#### [Stated exercise]
Drop the pictures, then extract the listing word for word.

#### [Dataset content]
....
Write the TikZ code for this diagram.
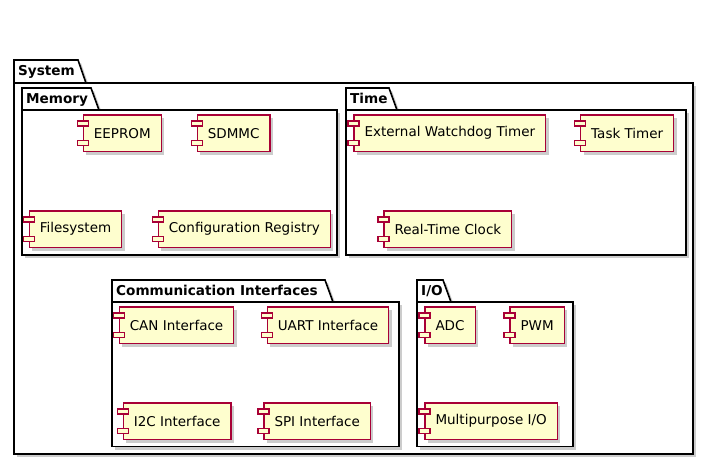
\documentclass[tikz,border=0pt]{standalone}
\usepackage{fontspec}
\setmainfont{DejaVu Sans}
\usetikzlibrary{shadows}
\definecolor{compfill}{HTML}{FEFECE}
\definecolor{compline}{HTML}{A80036}
\tikzset{
 comp/.style={draw=compline, fill=compfill, line width=1.1pt, minimum height=36.5pt,
   inner xsep=10.5pt, inner ysep=0pt, outer sep=0pt, font=\fontsize{13.5}{16}\selectfont,
   drop shadow={shadow xshift=3pt, shadow yshift=-3pt, fill=black, opacity=0.2}},
 compbar/.style={draw=compline, fill=compfill, line width=1.1pt},
 pkg/.style={draw=black, fill=white, line width=1.6pt, line join=miter},
 pkgshadow/.style={fill=black, opacity=0.2},
 pkglabel/.style={font=\bfseries\fontsize{13.6}{16}\selectfont, anchor=base west, inner sep=0pt},
}
\newcommand\mycomp[4]{%
 \node[comp, anchor=north west] (#1) at (#2,#3) {#4};
 \draw[compbar] ([xshift=-6pt,yshift=-6pt]#1.north west) rectangle ++(11,5);
 \draw[compbar] ([xshift=-6pt,yshift=6pt]#1.south west) rectangle ++(11,-5);
}
\newcommand\mypkg[8]{%
 \fill[pkgshadow,shift={(3,3)}] (#3,#6) -- (#3,#4) -- (#5,#4) -- (#5+8,#6) -- cycle;
 \fill[pkgshadow,shift={(3,3)}] (#3,#6) rectangle (#7,#8);
 \draw[pkg] (#3,#6) rectangle (#7,#8);
 \draw[pkg] (#3,#6) -- (#3,#4) -- (#5,#4) -- (#5+8,#6) -- cycle;
 \node[pkglabel] (#1) at (#3+4,#4+15.5) {#2};
}
\begin{document}
\begin{tikzpicture}[x=1pt,y=-1pt]
\useasboundingbox[fill=white] (0,0) rectangle (714,466);
% packages
\mypkg{system}{System}{14}{60}{78}{83}{693}{454}
\mypkg{memory}{Memory}{22}{88}{91}{110}{337}{255}
\mypkg{time}{Time}{346}{88}{389}{110}{686}{255}
\mypkg{comm}{Communication Interfaces}{112}{280}{325}{302}{399}{446.5}
\mypkg{io}{I/O}{417}{280}{443}{302}{573}{446.5}
% Memory
\mycomp{eeprom}{83.3}{115}{EEPROM}
\mycomp{sdmmc}{197.3}{115}{SDMMC}
\mycomp{fs}{29.3}{211}{Filesystem}
\mycomp{cfg}{158.3}{211}{Configuration Registry}
% Time
\mycomp{wdt}{354}{115}{External Watchdog Timer}
\mycomp{task}{580.7}{115}{Task Timer}
\mycomp{rtc}{384}{211}{Real-Time Clock}
% Communication
\mycomp{can}{119.3}{307}{CAN Interface}
\mycomp{uart}{267.3}{307}{UART Interface}
\mycomp{i2c}{123.3}{403}{I2C Interface}
\mycomp{spi}{264}{403}{SPI Interface}
% I/O
\mycomp{adc}{425}{307}{ADC}
\mycomp{pwm}{510}{307}{PWM}
\mycomp{mio}{425}{403}{Multipurpose I/O}
\end{tikzpicture}
\end{document}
....
#### [Answer to the problem]
Write the TikZ code for this diagram.
\documentclass[tikz,border=0pt]{standalone}
\usepackage{fontspec}
\setmainfont{DejaVu Sans}
\usetikzlibrary{shadows}
\definecolor{compfill}{HTML}{FEFECE}
\definecolor{compline}{HTML}{A80036}
\tikzset{
 comp/.style={draw=compline, fill=compfill, line width=1.1pt, minimum height=36.5pt,
   inner xsep=10.5pt, inner ysep=0pt, outer sep=0pt, font=\fontsize{13.5}{16}\selectfont,
   drop shadow={shadow xshift=3pt, shadow yshift=-3pt, fill=black, opacity=0.2}},
 compbar/.style={draw=compline, fill=compfill, line width=1.1pt},
 pkg/.style={draw=black, fill=white, line width=1.6pt, line join=miter},
 pkgshadow/.style={fill=black, opacity=0.2},
 pkglabel/.style={font=\bfseries\fontsize{13.6}{16}\selectfont, anchor=base west, inner sep=0pt},
}
\newcommand\mycomp[4]{%
 \node[comp, anchor=north west] (#1) at (#2,#3) {#4};
 \draw[compbar] ([xshift=-6pt,yshift=-6pt]#1.north west) rectangle ++(11,5);
 \draw[compbar] ([xshift=-6pt,yshift=6pt]#1.south west) rectangle ++(11,-5);
}
\newcommand\mypkg[8]{%
 \fill[pkgshadow,shift={(3,3)}] (#3,#6) -- (#3,#4) -- (#5,#4) -- (#5+8,#6) -- cycle;
 \fill[pkgshadow,shift={(3,3)}] (#3,#6) rectangle (#7,#8);
 \draw[pkg] (#3,#6) rectangle (#7,#8);
 \draw[pkg] (#3,#6) -- (#3,#4) -- (#5,#4) -- (#5+8,#6) -- cycle;
 \node[pkglabel] (#1) at (#3+4,#4+15.5) {#2};
}
\begin{document}
\begin{tikzpicture}[x=1pt,y=-1pt]
\useasboundingbox[fill=white] (0,0) rectangle (714,466);
% packages
\mypkg{system}{System}{14}{60}{78}{83}{693}{454}
\mypkg{memory}{Memory}{22}{88}{91}{110}{337}{255}
\mypkg{time}{Time}{346}{88}{389}{110}{686}{255}
\mypkg{comm}{Communication Interfaces}{112}{280}{325}{302}{399}{446.5}
\mypkg{io}{I/O}{417}{280}{443}{302}{573}{446.5}
% Memory
\mycomp{eeprom}{83.3}{115}{EEPROM}
\mycomp{sdmmc}{197.3}{115}{SDMMC}
\mycomp{fs}{29.3}{211}{Filesystem}
\mycomp{cfg}{158.3}{211}{Configuration Registry}
% Time
\mycomp{wdt}{354}{115}{External Watchdog Timer}
\mycomp{task}{580.7}{115}{Task Timer}
\mycomp{rtc}{384}{211}{Real-Time Clock}
% Communication
\mycomp{can}{119.3}{307}{CAN Interface}
\mycomp{uart}{267.3}{307}{UART Interface}
\mycomp{i2c}{123.3}{403}{I2C Interface}
\mycomp{spi}{264}{403}{SPI Interface}
% I/O
\mycomp{adc}{425}{307}{ADC}
\mycomp{pwm}{510}{307}{PWM}
\mycomp{mio}{425}{403}{Multipurpose I/O}
\end{tikzpicture}
\end{document}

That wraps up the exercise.